Leopold, 69, spent much of that time at the judge’s bench with his attorneys, listening intently and taking notes.

The courtroom was filled with the potential jurors and about a dozen members of the press. Security was heavy, with two uniformed guards and a plainclothes officer present at all times.

Late in the day, Judge Dennis M. Sweeney told a second group of about 100 potential jurors that they may need to return Thursday afternoon.

The long-awaited trial is getting underway nearly a year after the second-term Republican was indicted on four counts of misconduct and one count of fraudulently misappropriating county funds, charges that carry a maximum sentence of five years.

The charges stem from alleged misuse of his security detail to ferry him to sexual encounters, to accompany him while he ripped down an opponent’s campaign signs, and to keep his mistress and live-in girlfriend from running into each other at a hospital where he was resting after back surgery.

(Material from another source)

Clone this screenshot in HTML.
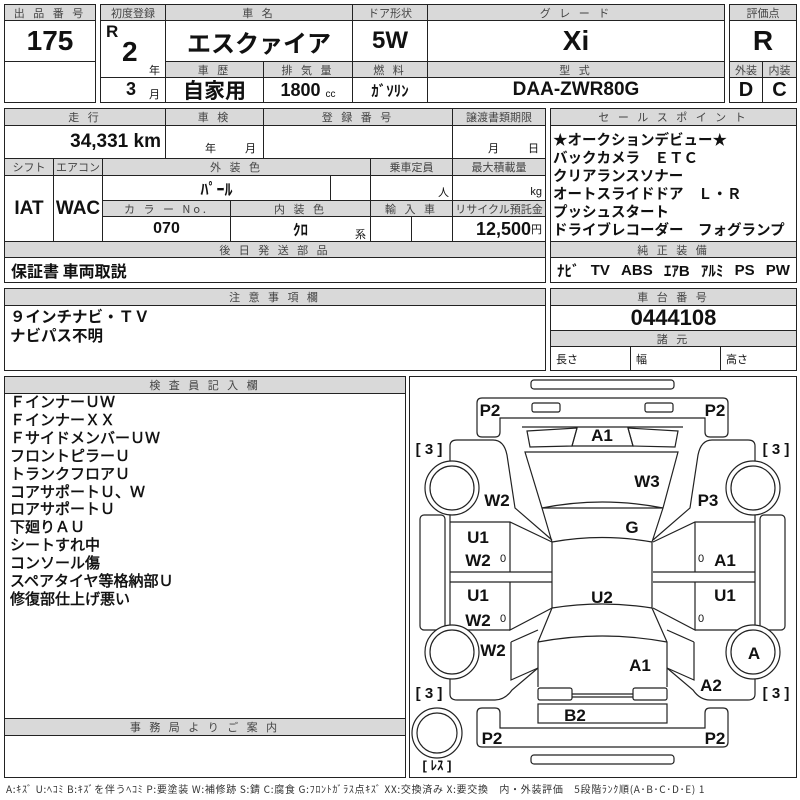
<!DOCTYPE html>
<html><head><meta charset="utf-8">
<style>
*{margin:0;padding:0}
body{width:800px;height:800px;background:#fff;position:relative;overflow:hidden;font-family:"Liberation Sans","Noto Sans CJK JP",sans-serif;color:#111}
.c{position:absolute;border:1px solid #222;box-sizing:border-box;display:flex;align-items:center;justify-content:center;white-space:nowrap;overflow:hidden}
.h{background:#d9d9d9;font-size:11px;color:#444;letter-spacing:3px;font-family:"Noto Sans CJK JP",sans-serif}
.b{font-weight:bold;font-family:"Liberation Sans","Noto Sans CJK JP",sans-serif}
.t{position:absolute;white-space:nowrap}
.lst{position:absolute;font-family:"Noto Sans CJK JP",sans-serif;font-weight:bold;white-space:pre}
</style></head><body>
<!-- Block 1 -->
<div class="c h" style="left:4px;top:4px;width:92px;height:17px">出 品 番 号</div>
<div class="c b" style="left:4px;top:20px;width:92px;height:42px;font-size:28px">175</div>
<div class="c" style="left:4px;top:61px;width:92px;height:42px"></div>
<!-- Block 2 -->
<div class="c h" style="left:100px;top:4px;width:66px;height:17px;letter-spacing:0">初度登録</div>
<div class="c h" style="left:165px;top:4px;width:188px;height:17px">車 名</div>
<div class="c h" style="left:352px;top:4px;width:76px;height:17px;letter-spacing:0">ドア形状</div>
<div class="c h" style="left:427px;top:4px;width:298px;height:17px">グ レ ー ド</div>
<div class="c" style="left:100px;top:20px;width:66px;height:58px"></div>
<div class="t b" style="left:106px;top:22px;font-size:17px">R</div>
<div class="t b" style="left:122px;top:36px;font-size:28px">2</div>
<div class="t" style="left:149px;top:62px;font-size:11px">年</div>
<div class="c" style="left:100px;top:77px;width:66px;height:26px"></div>
<div class="t b" style="left:126px;top:79px;font-size:18px">3</div>
<div class="t" style="left:149px;top:86px;font-size:11px">月</div>
<div class="c b" style="left:165px;top:20px;width:188px;height:42px;font-size:24px;font-family:'Noto Sans CJK JP',sans-serif">エスクァイア</div>
<div class="c b" style="left:352px;top:20px;width:76px;height:42px;font-size:24px">5W</div>
<div class="c b" style="left:427px;top:20px;width:298px;height:42px;font-size:28px">Xi</div>
<div class="c h" style="left:165px;top:61px;width:99px;height:17px">車 歴</div>
<div class="c h" style="left:263px;top:61px;width:90px;height:17px">排 気 量</div>
<div class="c h" style="left:352px;top:61px;width:76px;height:17px">燃 料</div>
<div class="c h" style="left:427px;top:61px;width:298px;height:17px">型 式</div>
<div class="c b" style="left:165px;top:77px;width:99px;height:26px;font-size:21px;font-family:'Noto Sans CJK JP',sans-serif">自家用</div>
<div class="c b" style="left:263px;top:77px;width:90px;height:26px;font-size:18px">1800&nbsp;<span style="font-size:10px;font-weight:normal;margin-top:8px">cc</span></div>
<div class="c b" style="left:352px;top:77px;width:76px;height:26px;font-size:15px;font-family:'Noto Sans CJK JP',sans-serif">ｶﾞｿﾘﾝ</div>
<div class="c b" style="left:427px;top:77px;width:298px;height:26px;font-size:19px">DAA-ZWR80G</div>
<!-- Block 3 -->
<div class="c h" style="left:729px;top:4px;width:68px;height:17px;letter-spacing:0">評価点</div>
<div class="c b" style="left:729px;top:20px;width:68px;height:42px;font-size:28px">R</div>
<div class="c h" style="left:729px;top:61px;width:34px;height:17px;letter-spacing:0">外装</div>
<div class="c h" style="left:762px;top:61px;width:35px;height:17px;letter-spacing:0">内装</div>
<div class="c b" style="left:729px;top:77px;width:34px;height:26px;font-size:20px">D</div>
<div class="c b" style="left:762px;top:77px;width:35px;height:26px;font-size:20px">C</div>
<!-- second block -->
<div class="c h" style="left:4px;top:108px;width:162px;height:18px">走 行</div>
<div class="c h" style="left:165px;top:108px;width:99px;height:18px">車 検</div>
<div class="c h" style="left:263px;top:108px;width:190px;height:18px">登 録 番 号</div>
<div class="c h" style="left:452px;top:108px;width:94px;height:18px;letter-spacing:0">譲渡書類期限</div>
<div class="c b" style="left:4px;top:125px;width:162px;height:34px;font-size:19px;justify-content:flex-end;padding-right:4px">34,331 km</div>
<div class="c" style="left:165px;top:125px;width:99px;height:34px"></div>
<div class="t" style="left:205px;top:140px;font-size:11px">年</div>
<div class="t" style="left:245px;top:140px;font-size:11px">月</div>
<div class="c" style="left:263px;top:125px;width:190px;height:34px"></div>
<div class="c" style="left:452px;top:125px;width:94px;height:34px"></div>
<div class="t" style="left:488px;top:140px;font-size:11px">月</div>
<div class="t" style="left:528px;top:140px;font-size:11px">日</div>
<div class="c h" style="left:4px;top:158px;width:50px;height:18px;letter-spacing:0">シフト</div>
<div class="c h" style="left:53px;top:158px;width:50px;height:18px;letter-spacing:0">エアコン</div>
<div class="c h" style="left:102px;top:158px;width:269px;height:18px">外 装 色</div>
<div class="c h" style="left:370px;top:158px;width:83px;height:18px;letter-spacing:0">乗車定員</div>
<div class="c h" style="left:452px;top:158px;width:94px;height:18px;letter-spacing:0">最大積載量</div>
<div class="c b" style="left:4px;top:175px;width:50px;height:67px;font-size:19px">IAT</div>
<div class="c b" style="left:53px;top:175px;width:50px;height:67px;font-size:19px">WAC</div>
<div class="c b" style="left:102px;top:175px;width:229px;height:26px;font-size:16px;font-family:'Noto Sans CJK JP',sans-serif">ﾊﾟｰﾙ</div>
<div class="c" style="left:330px;top:175px;width:41px;height:26px"></div>
<div class="c" style="left:370px;top:175px;width:83px;height:26px;justify-content:flex-end;font-size:11px;padding:8px 3px 0 0">人</div>
<div class="c" style="left:452px;top:175px;width:94px;height:26px;justify-content:flex-end;font-size:11px;padding:8px 3px 0 0">kg</div>
<div class="c h" style="left:102px;top:200px;width:129px;height:17px">カ ラ ー No.</div>
<div class="c h" style="left:230px;top:200px;width:141px;height:17px">内 装 色</div>
<div class="c h" style="left:370px;top:200px;width:83px;height:17px">輸 入 車</div>
<div class="c h" style="left:452px;top:200px;width:94px;height:17px;letter-spacing:0">リサイクル預託金</div>
<div class="c b" style="left:102px;top:216px;width:129px;height:26px;font-size:16px">070</div>
<div class="c b" style="left:230px;top:216px;width:141px;height:26px;font-size:15px;font-family:'Noto Sans CJK JP',sans-serif">ｸﾛ</div>
<div class="t" style="left:355px;top:226px;font-size:11px">系</div>
<div class="c" style="left:370px;top:216px;width:42px;height:26px"></div>
<div class="c" style="left:411px;top:216px;width:42px;height:26px"></div>
<div class="c b" style="left:452px;top:216px;width:94px;height:26px;font-size:18px;justify-content:flex-end;padding-right:3px">12,500<span style="font-size:11px;font-weight:normal">円</span></div>
<div class="c h" style="left:4px;top:241px;width:542px;height:17px">後 日 発 送 部 品</div>
<div class="c b" style="left:4px;top:257px;width:542px;height:26px;font-size:16px;justify-content:flex-start;padding-left:6px;font-family:'Noto Sans CJK JP',sans-serif">保証書 車両取説</div>
<!-- sales point -->
<div class="c h" style="left:550px;top:108px;width:247px;height:18px">セ ー ル ス ポ イ ン ト</div>
<div class="c" style="left:550px;top:125px;width:247px;height:117px"></div>
<div class="lst" style="left:553px;top:131px;font-size:14.5px;line-height:18px">★オークションデビュー★
バックカメラ　ＥＴＣ
クリアランスソナー
オートスライドドア　Ｌ・Ｒ
プッシュスタート
ドライブレコーダー　フォグランプ</div>
<div class="c h" style="left:550px;top:241px;width:247px;height:17px">純 正 装 備</div>
<div class="c b" style="left:550px;top:257px;width:247px;height:26px;font-size:15px;justify-content:space-between;padding:0 6px;font-family:'Liberation Sans','Noto Sans CJK JP',sans-serif"><span>ﾅﾋﾞ</span><span>TV</span><span>ABS</span><span>ｴｱB</span><span>ｱﾙﾐ</span><span>PS</span><span>PW</span></div>
<!-- row 3 -->
<div class="c h" style="left:4px;top:288px;width:542px;height:18px">注 意 事 項 欄</div>
<div class="c" style="left:4px;top:305px;width:542px;height:66px"></div>
<div class="lst" style="left:10px;top:307px;font-size:15.5px;line-height:19px">９インチナビ・ＴＶ
ナビパス不明</div>
<div class="c h" style="left:550px;top:288px;width:247px;height:18px">車 台 番 号</div>
<div class="c b" style="left:550px;top:305px;width:247px;height:26px;font-size:22px">0444108</div>
<div class="c h" style="left:550px;top:330px;width:247px;height:17px">諸 元</div>
<div class="c" style="left:550px;top:346px;width:81px;height:25px;justify-content:flex-start;padding-left:5px;font-size:11px">長さ</div>
<div class="c" style="left:630px;top:346px;width:91px;height:25px;justify-content:flex-start;padding-left:5px;font-size:11px">幅</div>
<div class="c" style="left:720px;top:346px;width:77px;height:25px;justify-content:flex-start;padding-left:5px;font-size:11px">高さ</div>
<!-- bottom left -->
<div class="c h" style="left:4px;top:376px;width:402px;height:18px">検 査 員 記 入 欄</div>
<div class="c" style="left:4px;top:393px;width:402px;height:326px"></div>
<div class="lst" style="left:10px;top:393px;font-size:15px;line-height:17.9px;font-weight:normal;-webkit-text-stroke:0.5px #111">ＦインナーＵＷ
ＦインナーＸＸ
ＦサイドメンバーＵＷ
フロントピラーＵ
トランクフロアＵ
コアサポートＵ、Ｗ
ロアサポートＵ
下廻りＡＵ
シートすれ中
コンソール傷
スペアタイヤ等格納部Ｕ
修復部仕上げ悪い</div>
<div class="c h" style="left:4px;top:718px;width:402px;height:18px">事 務 局 よ り ご 案 内</div>
<div class="c" style="left:4px;top:735px;width:402px;height:43px"></div>
<div class="c" style="left:409px;top:376px;width:388px;height:402px"></div>
<div class="t" style="left:6px;top:781px;font-size:10px;letter-spacing:0.7px;color:#333;font-family:'Noto Sans CJK JP',sans-serif">A:ｷｽﾞ U:ﾍｺﾐ B:ｷｽﾞを伴うﾍｺﾐ P:要塗装 W:補修跡 S:錆 C:腐食 G:ﾌﾛﾝﾄｶﾞﾗｽ点ｷｽﾞ XX:交換済み X:要交換　内・外装評価　5段階ﾗﾝｸ順(A･B･C･D･E) 1</div>
<!-- car diagram -->
<svg style="position:absolute;left:0;top:0" width="800" height="800" viewBox="0 0 800 800">
<g fill="none" stroke="#222" stroke-width="1.2">
<rect x="531" y="380" width="143" height="9" rx="3"/>
<rect x="531" y="755" width="143" height="9" rx="3"/>
<path d="M477,403 Q477,398 482,398 L723,398 Q728,398 728,403 L728,432 Q728,437 723,437 L710,437 Q705,437 705,432 L705,418 L500,418 L500,432 Q500,437 495,437 L482,437 Q477,437 477,432 Z"/>
<rect x="532" y="403" width="28" height="9" rx="2"/>
<rect x="645" y="403" width="28" height="9" rx="2"/>
<path d="M477,713 Q477,708 482,708 L495,708 Q500,708 500,713 L500,728 L705,728 L705,713 Q705,708 710,708 L723,708 Q728,708 728,713 L728,742 Q728,747 723,747 L482,747 Q477,747 477,742 Z"/>
<path d="M522,427 L683,427"/>
<path d="M527,431 L577,428 L572,446 L530,447 Z"/>
<path d="M678,431 L628,428 L633,446 L675,447 Z"/>
<path d="M577,428 L572,446 L633,446 L628,428"/>
<path d="M525,452 L678,452 L663,508 L542,508 Z"/>
<path d="M542,508 Q602,496 663,508"/>
<path d="M542,508 L552,542 M663,508 L652,542"/>
<path d="M552,542 Q602,533 652,542 L652,608 Q602,600 552,608 Z"/>
<path d="M552,608 L538,642 L538,687 M652,608 L667,642 L667,687"/>
<path d="M538,642 Q602,630 667,642"/>
<rect x="538" y="688" width="34" height="12" rx="2"/>
<rect x="633" y="688" width="34" height="12" rx="2"/>
<path d="M572,694 L633,694 M572,697 L633,697"/>
<rect x="538" y="704" width="129" height="19"/>
<path d="M450,462 L450,446 Q450,440 457,440 L493,440 Q504,440 507,455 L515,508 L552,540"/>
<path d="M755,462 L755,446 Q755,440 748,440 L712,440 Q701,440 698,455 L690,508 L653,540"/>
<path d="M450,514 L450,630 M755,514 L755,630"/>
<path d="M450,522 L510,522 L552,542 M510,522 L510,572 M450,572 L552,572 M450,582 L552,582 M510,582 L510,630 L552,608 M450,630 L510,630"/>
<path d="M755,522 L695,522 L653,542 M695,522 L695,572 M755,572 L653,572 M755,582 L653,582 M695,582 L695,630 L653,608 M755,630 L695,630"/>
<rect x="420" y="515" width="25" height="115" rx="4"/>
<rect x="760" y="515" width="25" height="115" rx="4"/>
<path d="M450,674 L450,694 Q450,700 457,700 L495,700 Q505,700 512,690 L538,668"/>
<path d="M755,674 L755,694 Q755,700 748,700 L710,700 Q700,700 693,690 L667,668"/>
<path d="M511,642 L538,630 M511,642 L511,680 L538,668"/>
<path d="M694,642 L667,630 M694,642 L694,680 L667,668"/>
<circle cx="452" cy="488" r="27" fill="#fff"/><circle cx="452" cy="488" r="22"/>
<circle cx="753" cy="488" r="27" fill="#fff"/><circle cx="753" cy="488" r="22"/>
<circle cx="452" cy="652" r="27" fill="#fff"/><circle cx="452" cy="652" r="22"/>
<circle cx="753" cy="652" r="27" fill="#fff"/><circle cx="753" cy="652" r="22"/>
<circle cx="437" cy="733" r="25"/><circle cx="437" cy="733" r="20"/>
</g>
<g font-family="Liberation Sans, Noto Sans CJK JP, sans-serif" font-weight="bold" font-size="17" fill="#111" text-anchor="middle">
<text x="490" y="416">P2</text><text x="715" y="416">P2</text>
<text x="602" y="441">A1</text>
<text x="647" y="487">W3</text>
<text x="497" y="506">W2</text><text x="708" y="506">P3</text>
<text x="632" y="533">G</text>
<text x="478" y="543">U1</text><text x="478" y="566">W2</text>
<text x="725" y="566">A1</text>
<text x="478" y="601">U1</text><text x="602" y="603">U2</text><text x="725" y="601">U1</text>
<text x="478" y="626">W2</text>
<text x="493" y="656">W2</text>
<text x="754" y="659">A</text>
<text x="640" y="671">A1</text>
<text x="711" y="691">A2</text>
<text x="575" y="721">B2</text>
<text x="492" y="744">P2</text><text x="715" y="744">P2</text>
</g>
<g font-family="Liberation Sans, sans-serif" font-size="11" fill="#111" text-anchor="middle">
<text x="503" y="562">0</text><text x="701" y="562">0</text>
<text x="503" y="622">0</text><text x="701" y="622">0</text>
</g>
<g font-family="Liberation Sans, Noto Sans CJK JP, sans-serif" font-size="15" font-weight="bold" fill="#111" text-anchor="middle">
<text x="429" y="454">[ 3 ]</text><text x="776" y="454">[ 3 ]</text>
<text x="429" y="698">[ 3 ]</text><text x="776" y="698">[ 3 ]</text>
<text x="437" y="770" font-size="13">[ ﾚｽ ]</text>
</g>
</svg>
</body></html>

The indictment also alleges he had protection officers compile dossiers on potential political rivals and critics.

Leopold is also the subject of two sex discrimination lawsuits filed by former female employees and another suit filed by the ACLU of Maryland over the dossiers.

He has denied wrongdoing.

When the court recessed for the day, television cameras from several local news outlets waited patiently for Leopold to emerge. After 20 minutes, reporters were getting discouraged, worried that he chose a back exit.

A reporter for WBAL (Channel 11) in Baltimore tried to buck up his crew, saying, “He loves the spotlight!”

After 10 more minutes passed with no Leopold, someone said what everyone was thinking: “This is getting old.”

The trial is scheduled to last two weeks and is expected to rely heavily on witness testimony. It resumes Thursday at 8 a.m.